1、本次只利用了34句關於找工作的話題的話語來訓練模型,模型最後的結果:

string1 <- "找好工作,主要是有經驗"
string2 <- "工作找經驗"


pro1 <- getpro(string1) #23.7
pro2 <- getpro(string2) #4.91

         2、訓練的詞向量,降維展示在二維空間內:

“理解”、“溝通”、“長得帥” 三個詞的距離很接近。。。。

原來長得帥也是找工作的一個充分條件。。。。

#設定工作目錄

setwd("../buaa/sahomework")
#讀取資料
answer <- read.csv("./data/answer3new",
                   encoding = "utf-8",
                   sep = ",",
                   header = FALSE,
                   stringsAsFactors = FALSE)


#處理資料dataframe
names(answer) <- c("questionid","id","username","zan","answer")
answer$questionid <- as.character(answer$questionid)
answer$id <- as.character(answer$id)


#先拿小樣本嘗試,取某一個問題的全部回答“655467276313526272”
answers <- answer[which(answer$questionid == "655467276313526272"),]


#answers分詞
library(jiebaR)
wk <- worker()
anscorpus <- data.frame("anscorpus" = wk[answers$answer])


#先不處理停頓次
#停頓次是否需要去掉
# removeStopWords = function(x,words) {
#   ret = character(0)
#   index <- 1
#   it_max <- length(x)
#   while (index <= it_max) {
#     if (length(words[words==x[index]]) <1) 
#       ret <- c(ret,x[index])
#     index <- index +1
#   }
#   ret
# }
# stopwords <- data.frame("stopwords" = "的")

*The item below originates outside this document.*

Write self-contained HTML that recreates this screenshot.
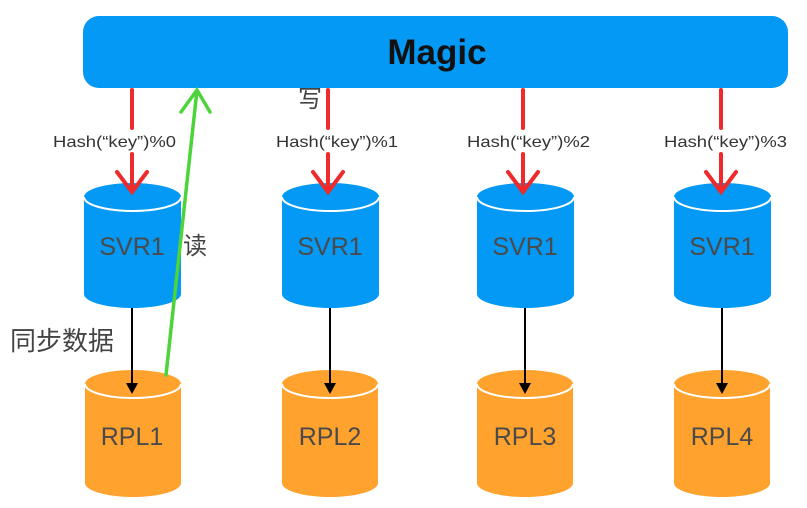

# corpus <- lapply(as.character(anscorpus), removeStopWords,stopwords)
# corpus <- data.frame("corpus" = unlist(strsplit(as.character(anscorpus),split=",")))
corpus <- anscorpus
#語料庫落地儲存
write.csv(corpus,file = "data/words.csv",col.names = FALSE,row.names = FALSE)

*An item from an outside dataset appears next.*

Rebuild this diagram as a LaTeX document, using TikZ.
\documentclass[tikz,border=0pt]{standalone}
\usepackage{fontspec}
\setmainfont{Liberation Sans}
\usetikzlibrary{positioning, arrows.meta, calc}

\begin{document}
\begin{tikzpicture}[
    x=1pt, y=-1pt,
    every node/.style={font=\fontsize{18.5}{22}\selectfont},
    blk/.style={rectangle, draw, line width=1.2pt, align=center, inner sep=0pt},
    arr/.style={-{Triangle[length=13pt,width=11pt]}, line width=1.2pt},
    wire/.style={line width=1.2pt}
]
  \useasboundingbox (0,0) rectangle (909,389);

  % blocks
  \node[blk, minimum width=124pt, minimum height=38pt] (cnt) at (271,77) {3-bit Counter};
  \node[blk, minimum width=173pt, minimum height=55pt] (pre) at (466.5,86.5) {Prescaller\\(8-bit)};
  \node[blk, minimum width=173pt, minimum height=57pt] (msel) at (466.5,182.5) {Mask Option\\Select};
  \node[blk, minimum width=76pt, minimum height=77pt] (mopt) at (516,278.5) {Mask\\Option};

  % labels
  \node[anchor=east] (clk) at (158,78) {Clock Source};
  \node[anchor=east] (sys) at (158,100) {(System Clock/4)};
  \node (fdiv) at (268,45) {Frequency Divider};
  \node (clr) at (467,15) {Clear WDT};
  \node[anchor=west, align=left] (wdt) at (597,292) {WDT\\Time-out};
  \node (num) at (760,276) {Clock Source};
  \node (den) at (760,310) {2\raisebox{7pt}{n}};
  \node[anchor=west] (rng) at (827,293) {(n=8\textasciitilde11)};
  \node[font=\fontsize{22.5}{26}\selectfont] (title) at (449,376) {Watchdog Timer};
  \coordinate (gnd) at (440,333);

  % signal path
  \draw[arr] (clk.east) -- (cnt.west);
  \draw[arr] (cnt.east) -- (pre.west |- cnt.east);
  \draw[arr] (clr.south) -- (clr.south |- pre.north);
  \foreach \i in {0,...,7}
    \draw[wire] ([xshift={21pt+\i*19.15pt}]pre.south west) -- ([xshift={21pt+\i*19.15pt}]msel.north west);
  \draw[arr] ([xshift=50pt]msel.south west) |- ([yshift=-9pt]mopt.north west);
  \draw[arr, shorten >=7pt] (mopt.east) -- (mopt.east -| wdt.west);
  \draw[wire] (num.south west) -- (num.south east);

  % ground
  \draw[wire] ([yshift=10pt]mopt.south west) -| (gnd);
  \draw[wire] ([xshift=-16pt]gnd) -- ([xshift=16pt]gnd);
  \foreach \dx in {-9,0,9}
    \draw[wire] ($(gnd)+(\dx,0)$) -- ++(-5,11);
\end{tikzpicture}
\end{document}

#處理corpus,按照詞頻進行排序,序號為該詞的index ,負取樣方便 190個詞
corpusFreq <- data.frame(table(corpus))
corpusFreq <- corpusFreq[order(corpusFreq$Freq,decreasing = T),]
corpusFreq$id <- c(1:190)
summary(corpusFreq)


#詞雲展示詞頻
install.packages("wordcloud")
library(RColorBrewer)
library(wordcloud)
par(family='STXihei') #不起作用,需要在wordcloud中設定??
png(file = "wordcloud.png",bg = "white",width = 480,height = 480)
colors = brewer.pal(8,"Dark2")
wordcloud(corpusFreq$corpus,corpusFreq$Freq,
          scale=c(3,0.5),
          min.freq=-Inf,
          max.words=190,
          colors=colors,
          random.order=F,
          random.color=F,
          ordered.colors=F,
          family='STXihei')
dev.off()


#把回答翻譯成id的文章 34句話, 302個詞的詞串
#以便提取上下文詞語,句末新增"." -- 暫時不新增
charaIndex <- ""
unuseChara <- 0
for(i in c(1:dim(corpus)[1])){
  if(corpus[i,1] %in% corpusFreq$corpus){
    # print(i)
    chara <- corpusFreq[corpusFreq$corpus == corpus[i,1], 3]
    charaIndex <- paste(charaIndex, chara,sep = ",")
  }else{
      unuseChara <- unuseChara + 1
    }
}
# for(j in c(1:dim(answers)[1])){
#   charactors <- unlist(strsplit(answers[j,5],split = ""))#列名不能提取列??
#   len <- length(charactors)
#   
#   for (i in c(1:len)) {
#     if(charactors[i] %in% corpusFreq$corpus){
#       chara <- corpusFreq[corpusFreq$corpus == charactors[i], 3]
#       charaIndex <- paste(charaIndex, chara,sep = ",")
#     }else{
#       unuseChara <- unuseChara + 1
#     }
#   }
#   # charaIndex <- paste(charaIndex,".",sep = ",")
# }


#生成上下文,corpusFreq$context紀錄該詞所有的num_skip=2的上下文
corpusFreq$context <- NULL
# num_skip <- 2
# batch_size <- 190


  chara <- unlist(strsplit(charaIndex,split = ","))
  chara <- chara[-1]#chara[1]是空 218個詞
  for (i in c(1:length(chara))) {
    if(i > 1){
      oldContext <- corpusFreq[which(corpusFreq$id == chara[i]),4]
      corpusFreq[which(corpusFreq$id == chara[i]),4] <- paste(oldContext,chara[i-1],sep = ",") 
    }
    if(i < length(chara)){
      oldContext <- corpusFreq[which(corpusFreq$id == chara[i]),4]
      corpusFreq[which(corpusFreq$id == chara[i]),4] <- paste(oldContext,chara[i+1],sep = ",") 
    }
  }
  names(corpusFreq)[4] <- "context"
  #對上下進行修正,沒有的補上
  
  
#構建負取樣矩陣190*5
valid_sample <- matrix(0,nrow = 190,ncol = 5)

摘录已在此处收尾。